Objective: The primary objective in Folkstyle wrestling is to gain control of your opponent and to ultimately pin your opponent by holding your opponent’s back (both shoulder blades simultaneously) to the mat for at least two seconds. Many matches end before either wrestler is able to score a pin. The secondary objective is to score more points than your opponent so that you can win by decision in the absence of a pin.

Match Basics:

Wrestling matches consist of 3 periods. Periods can vary in length from one minute in duration for younger age groups, to as long as three minutes for college wrestling. Either wrestler can win the match at any time if they are able to pin their opponent or develop a lead of more than 15 points. Otherwise, the wrestler that can accumulate the most points by the end of the third period (or after overtime in the case of a tie) wins the match. There are only two positions from which referees start, or continue a match.

The first is neutral position, with both wrestlers standing and facing each other. The other is the referee’s position, one wrestler starts on his hands and knees down on the mat, and the other starts on top, behind and in control.

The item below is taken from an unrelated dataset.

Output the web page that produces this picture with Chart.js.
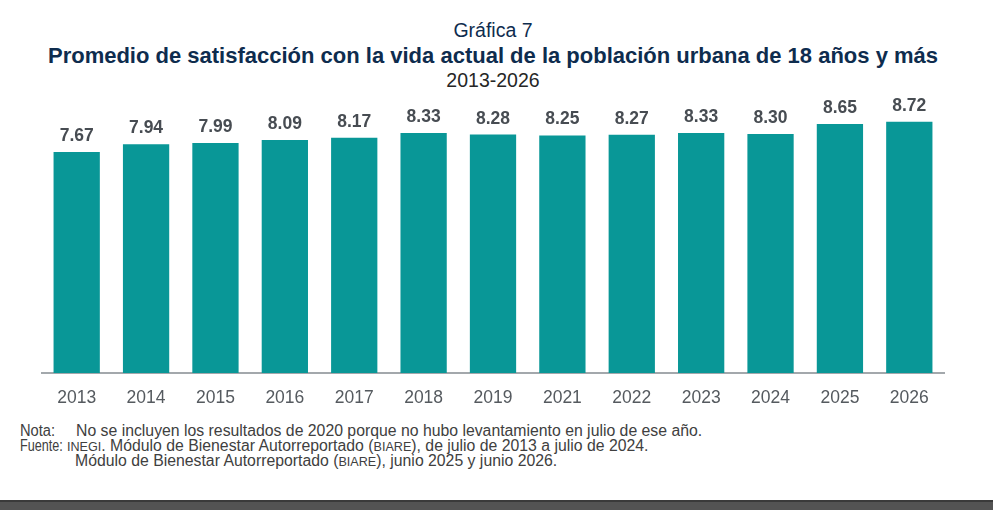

The first period always begins in the neutral position. Each wrestler has their choice in one of the remaining periods, to choose to start from top or bottom referee’s position, or in the neutral position. If the action must be stopped before the end of a period, the referee restarts the wrestlers in the starting position that best reflects the position the wrestlers were in when the action was stopped.


The scoring system is rather simple. Takedowns (when from a neutral or standing position one wrestler is able to bring the other to the mat and gain control) are worth 2 points.    Escapes (when the bottom wrestler is able to break free from the top wrestler and revert back to a neutral position) are worth 1 point.     Reversals, (when a wrestler on the bottom is able to reverse the control so that the opponent is on the bottom) are worth 2 points.   Back points (also called near fall) are awarded when one wrestler comes close to pinning the other (i.e. exposing the other wrestler’s back) and are worth 2 or 3 points depending on the length of time that the opponent’s back is exposed. In addition, penalty points can be awarded when the opposing wrestler performs illegal moves or is penalized for excessive stalling.